In all three of these areas the words of a strategic concept 18 months ago have already been followed by action. To take just one example among emerging threats, the cyber threat, NATO has now taken all the steps necessary to make its computer incident response capability fully operational by the end of 2012.
In its efforts at partnerships and outreach, the NATO headquarters is setting up a permanent interface with other stakeholders to implement a comprehensive approach to civilian and military cooperation in crisis management and cooperative security.
In the area of cost effectiveness, the NATO military structure is entering a major reform, the most important since its post-Cold War downsizing. Headquarters will be realigned, based on lessons learned from operations, to meet emerging threats, and manning will be reducing from 13,000 down to 9,000 servicemen and servicewomen.
Where does the Chicago summit now fit in respect to Lisbon and the last concept? It will be marked first by consistency with the major directions set out a year and a half ago. A notable example is the progress that has been made to turn NATO's ballistic missile defence program, based on an earlier theatre defence capability, into a reality. The basic work has now been accomplished to enable our leaders to declare in Chicago what we call an “interim operating capability” for a system that will protect the populations and territories across the alliance.
Another example is Afghanistan. After Lisbon made official the move to a transition phase, Chicago will manifest our enduring commitment to that country through a long-term strategic partnership after 2014.
But the Chicago summit will not only be about implementation of the historic decisions taken in 2010, it will also be about enabling NATO to respond to important events that have happened since, and especially two pivotal developments.

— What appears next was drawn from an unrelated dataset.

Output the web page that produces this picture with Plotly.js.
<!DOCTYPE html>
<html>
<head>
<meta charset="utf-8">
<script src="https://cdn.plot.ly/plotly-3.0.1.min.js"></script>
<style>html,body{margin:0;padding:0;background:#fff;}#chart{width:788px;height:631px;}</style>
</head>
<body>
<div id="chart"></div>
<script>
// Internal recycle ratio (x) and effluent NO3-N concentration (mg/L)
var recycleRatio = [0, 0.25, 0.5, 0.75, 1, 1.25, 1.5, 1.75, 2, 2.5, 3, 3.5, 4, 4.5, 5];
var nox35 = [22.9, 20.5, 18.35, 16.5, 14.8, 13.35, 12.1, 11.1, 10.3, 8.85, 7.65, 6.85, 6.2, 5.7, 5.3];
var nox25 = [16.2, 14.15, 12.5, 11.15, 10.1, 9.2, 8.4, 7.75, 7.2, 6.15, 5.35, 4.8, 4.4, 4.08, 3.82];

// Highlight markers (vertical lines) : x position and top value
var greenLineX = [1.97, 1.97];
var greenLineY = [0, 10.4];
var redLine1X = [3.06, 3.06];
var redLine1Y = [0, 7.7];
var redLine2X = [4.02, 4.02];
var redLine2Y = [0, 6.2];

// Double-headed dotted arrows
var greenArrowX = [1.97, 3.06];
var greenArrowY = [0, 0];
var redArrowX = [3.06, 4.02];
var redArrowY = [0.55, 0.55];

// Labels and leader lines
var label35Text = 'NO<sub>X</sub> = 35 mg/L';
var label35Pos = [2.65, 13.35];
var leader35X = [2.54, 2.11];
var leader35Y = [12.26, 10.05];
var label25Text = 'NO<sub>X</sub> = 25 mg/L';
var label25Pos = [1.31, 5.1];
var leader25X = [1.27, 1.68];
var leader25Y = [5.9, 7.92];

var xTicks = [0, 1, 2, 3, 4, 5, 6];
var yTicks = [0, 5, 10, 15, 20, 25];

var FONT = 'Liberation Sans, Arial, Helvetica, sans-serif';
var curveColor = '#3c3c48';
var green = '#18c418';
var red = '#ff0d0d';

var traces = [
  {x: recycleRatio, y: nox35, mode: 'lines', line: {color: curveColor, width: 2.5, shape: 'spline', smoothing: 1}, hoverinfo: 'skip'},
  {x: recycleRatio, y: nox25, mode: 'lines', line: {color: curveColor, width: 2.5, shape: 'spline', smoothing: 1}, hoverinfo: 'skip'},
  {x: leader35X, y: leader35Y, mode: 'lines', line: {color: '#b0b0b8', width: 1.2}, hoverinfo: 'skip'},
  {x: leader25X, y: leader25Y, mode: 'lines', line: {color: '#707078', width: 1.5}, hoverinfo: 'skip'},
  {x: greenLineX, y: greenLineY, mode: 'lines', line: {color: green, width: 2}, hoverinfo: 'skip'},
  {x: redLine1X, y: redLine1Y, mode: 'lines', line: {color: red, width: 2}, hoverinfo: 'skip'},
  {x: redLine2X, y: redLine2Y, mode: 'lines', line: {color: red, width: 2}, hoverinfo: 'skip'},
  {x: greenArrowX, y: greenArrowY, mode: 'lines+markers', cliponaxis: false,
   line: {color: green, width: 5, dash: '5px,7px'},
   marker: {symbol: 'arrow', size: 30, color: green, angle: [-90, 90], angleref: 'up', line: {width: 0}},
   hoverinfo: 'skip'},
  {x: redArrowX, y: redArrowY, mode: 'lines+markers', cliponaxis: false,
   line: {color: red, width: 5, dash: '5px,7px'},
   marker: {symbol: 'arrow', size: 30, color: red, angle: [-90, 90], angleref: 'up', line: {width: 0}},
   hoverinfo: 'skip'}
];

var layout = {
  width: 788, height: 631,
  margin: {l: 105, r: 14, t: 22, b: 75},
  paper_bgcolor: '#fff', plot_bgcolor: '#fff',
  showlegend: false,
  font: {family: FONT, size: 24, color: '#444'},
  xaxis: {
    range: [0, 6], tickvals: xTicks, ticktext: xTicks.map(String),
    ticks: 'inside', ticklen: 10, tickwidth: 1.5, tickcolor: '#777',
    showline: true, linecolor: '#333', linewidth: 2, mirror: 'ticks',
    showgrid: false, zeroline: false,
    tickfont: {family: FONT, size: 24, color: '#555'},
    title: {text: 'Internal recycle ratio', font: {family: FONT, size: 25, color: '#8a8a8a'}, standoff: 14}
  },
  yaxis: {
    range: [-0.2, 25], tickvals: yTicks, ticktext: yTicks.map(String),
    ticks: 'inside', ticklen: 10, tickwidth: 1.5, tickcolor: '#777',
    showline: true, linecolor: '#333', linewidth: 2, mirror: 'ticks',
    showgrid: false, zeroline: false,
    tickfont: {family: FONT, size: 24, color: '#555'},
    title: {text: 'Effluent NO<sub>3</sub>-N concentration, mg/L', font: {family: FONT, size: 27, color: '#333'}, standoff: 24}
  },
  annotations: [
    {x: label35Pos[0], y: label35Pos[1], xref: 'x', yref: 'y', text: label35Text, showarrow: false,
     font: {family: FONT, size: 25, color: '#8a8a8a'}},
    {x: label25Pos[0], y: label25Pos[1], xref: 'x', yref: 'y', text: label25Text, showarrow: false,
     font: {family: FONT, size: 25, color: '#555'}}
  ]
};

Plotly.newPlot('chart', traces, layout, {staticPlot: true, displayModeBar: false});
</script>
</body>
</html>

The first one, which truly qualifies as a strategic surprise, is the string of political events that occurred in the Arab world, and their most direct consequence for NATO, our Operation Unified Protector. This operation highlighted, above all, the continued relevance and effectiveness of NATO. What other organization was ready to implement the Security Council resolutions on such short notice?

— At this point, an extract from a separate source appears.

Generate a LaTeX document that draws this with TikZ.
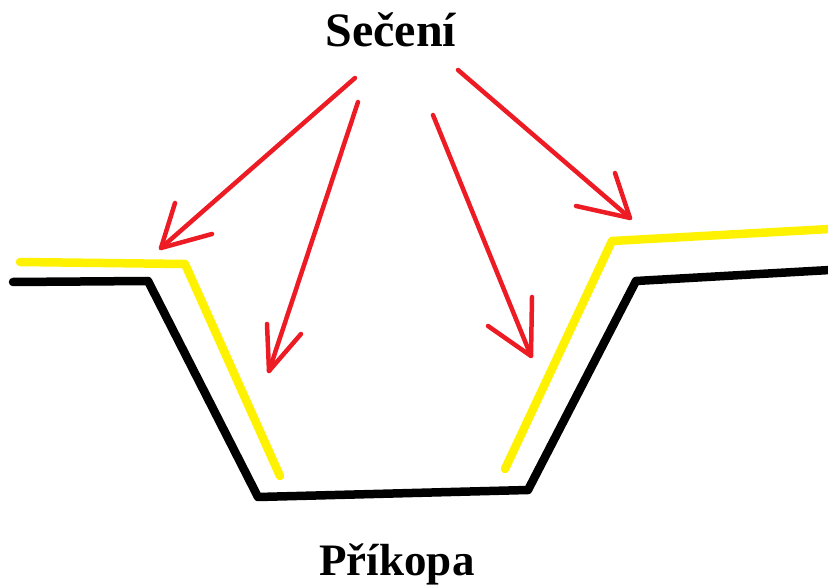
\documentclass[tikz,border=0pt]{standalone}
\usepackage{fontspec}
\setmainfont{Liberation Serif}
\definecolor{pred}{RGB}{237,28,36}
\definecolor{pyellow}{RGB}{255,242,0}
\begin{document}
\begin{tikzpicture}[x=1pt,y=-1pt,
  ground/.style={line width=8.5pt,line join=round,line cap=round},
  cutline/.style={pyellow,line width=8.5pt,line join=round,line cap=round},
  redline/.style={pred,line width=4.5pt,line cap=round,line join=round},
  lbl/.style={font=\bfseries,anchor=base,inner sep=0pt}]
\useasboundingbox (0,0) rectangle (828,585);
% black ground profile
\coordinate (b1) at (13,282);
\coordinate (b2) at (148,281);
\coordinate (b3) at (258,497);
\coordinate (b4) at (528,490);
\coordinate (b5) at (636,281);
\coordinate (b6) at (830,270);
\draw[ground] (b1) -- (b2) -- (b3) -- (b4) -- (b5) -- (b6);
% yellow cut lines
\coordinate (y1) at (20,262);
\coordinate (y2) at (185,264);
\coordinate (y3) at (280,476);
\coordinate (y4) at (505,469);
\coordinate (y5) at (612,241);
\coordinate (y6) at (830,229);
\draw[cutline] (y1) -- (y2) -- (y3);
\draw[cutline] (y4) -- (y5) -- (y6);
% labels
\node[lbl,font=\bfseries\fontsize{48}{52}\selectfont] (top) at (391,47) {Sečení};
\node[lbl,font=\bfseries\fontsize{45}{50}\selectfont] (bot) at (397,575) {Příkopa};
% arrows
\coordinate (s1) at (355,78);  \coordinate (t1) at (161,248);
\coordinate (s2) at (358,102); \coordinate (t2) at (269,371);
\coordinate (s3) at (433,115); \coordinate (t3) at (531,356);
\coordinate (s4) at (458,70);  \coordinate (t4) at (630,218);
\draw[redline] (s1) -- (t1);
\draw[redline] (175,203) -- (t1) -- (212,234);
\draw[redline] (s2) -- (t2);
\draw[redline] (267,324) -- (t2) -- (301,334);
\draw[redline] (s3) -- (t3);
\draw[redline] (488,326) -- (t3) -- (532,297);
\draw[redline] (s4) -- (t4);
\draw[redline] (615,173) -- (t4) -- (576,206);
\end{tikzpicture}
\end{document}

Like all our operations, we also reaped numerous lessons from OUP, Operation Unified Protector. Collecting them is an important component of SACT's mission. Many of them relate to capabilities, from assets to command and control to training. Others reinforced our awareness of the importance of involving partners, including those from within the region. During the operation, the original partners' involvement in either, or both, the political and military roles was critical to achieving the desired outcomes.
The second development is the impact on defence spending of the financial and economic crisis. By 2011, for example, 20 out of 28 member nations had already reduced their defence expenditures compared to the pre-2008 levels. Total defence budgets in Europe dropped by over $21 billion U.S. in that period in real terms, which as you know, is about the order of magnitude of the total Canadian defence budget. We all know there are more cuts to come.
This last development especially has made the issue of capabilities and, more specifically, the cost-to-capability ratio all the more prominent, which has led to perhaps the most important original outcome expected of the next summit, namely the smart defence initiative.
Smart defence is predicated on a simple observation. Our nations cannot afford to spend more on security, and many are forced to spend less. But at the same time, the challenges we face are not decreasing. Whether they are related to the vulnerabilities of globalization, to the spread of potentially disruptive technologies, or to other changes such as the new deal in the far north, there is no other choice than to increase the cost-effectiveness of the resources that nations dedicate to defence, notably by increasingly working together.
What we in NATO have done over the past year is to go to the allies and ask them for their own views on how to move in that direction. I'm happy to report that the response has been very supportive. A comprehensive vision has emerged, with three pillars standing out.
The first one is prioritization, an effort to better align national defence investment with identified collective priorities. This is, of course, above all a question of national will, but NATO can help by providing clarity in the picture of collective needs, including by enhancing established frameworks such as what we call our defence planning process.
The second pillar is specialization. Few member nations can maintain capabilities across the whole of the spectrum of the alliance's requirements, so national specialization is taking place, whether we like it or not. What is at stake is whether countries follow the current drift of specializing by default, notably through uncoordinated cuts, or whether a much preferred path can be taken, what we would call specialization by design, that is, one that fits into a thought-out, coherent whole.
A third pillar is multilateral capability cooperation. These past months I have been engaged in helping put together a package of multinational projects that could signal a new mindset in the development of capabilities. At the Secretary General's direction, I have gone to the nations and have collected thousands of new ideas for cooperation in areas ranging from intelligence, surveillance, and reconnaissance to logistics and maintenance of force protection, and across all components, procurement, training, and support.
I'm grateful for the strong support of Canada, which has, for example, taken the lead on the project by committing to facilitate the interoperability of weapons on NATO aircraft, which like so many other proposals, is most relevant in light of recent operations. I should add that cooperation projects, by their very nature, all contribute to interoperability. It is always a key goal of NATO and is a notion that is at the heart of my command's work.
Actually, interoperability will be the specific focus of a connected forces initiative, which will be endorsed in Chicago, in synergy with smart defence . By means such as enhanced multinational training, reinforced by exercises, and an increased focus on technology, it aims to build on the gains and interoperability achieved in recent operations. In short, smart defence is about having the capabilities we need, and connected forces are about making sure that these capabilities can work together.
To summarize, the Chicago NATO summit—the first one since the 2010 strategic concept—is a great illustration of how such a document helps the alliance as it moves forward. Of course, a 10-year plan is not a straitjacket, but it does provide the alliance with a common, agreed upon vision around its three essential core tasks of collective defence, crisis management, and cooperative security.
The next summit will forcefully confirm a course agreed upon in Lisbon on reform, missile defence, and partnerships, including in the context of our long-term relationship with Afghanistan. It will also open significant new perspectives, particularly with a small defence initiative, which will deeply affect our way of doing work in the years to come.
With all these points on its agenda, I'm sure that the Chicago summit, the first on this side of the Atlantic in over a decade, will send a strong message to our public that NATO will continue to fulfill its responsibility to the security of the Euro-Atlantic region and beyond. That is why this summit will be so important and is why I am looking forward to it so eagerly.
Thank you, Mr. Chairman. Thank you, ladies and gentlemen.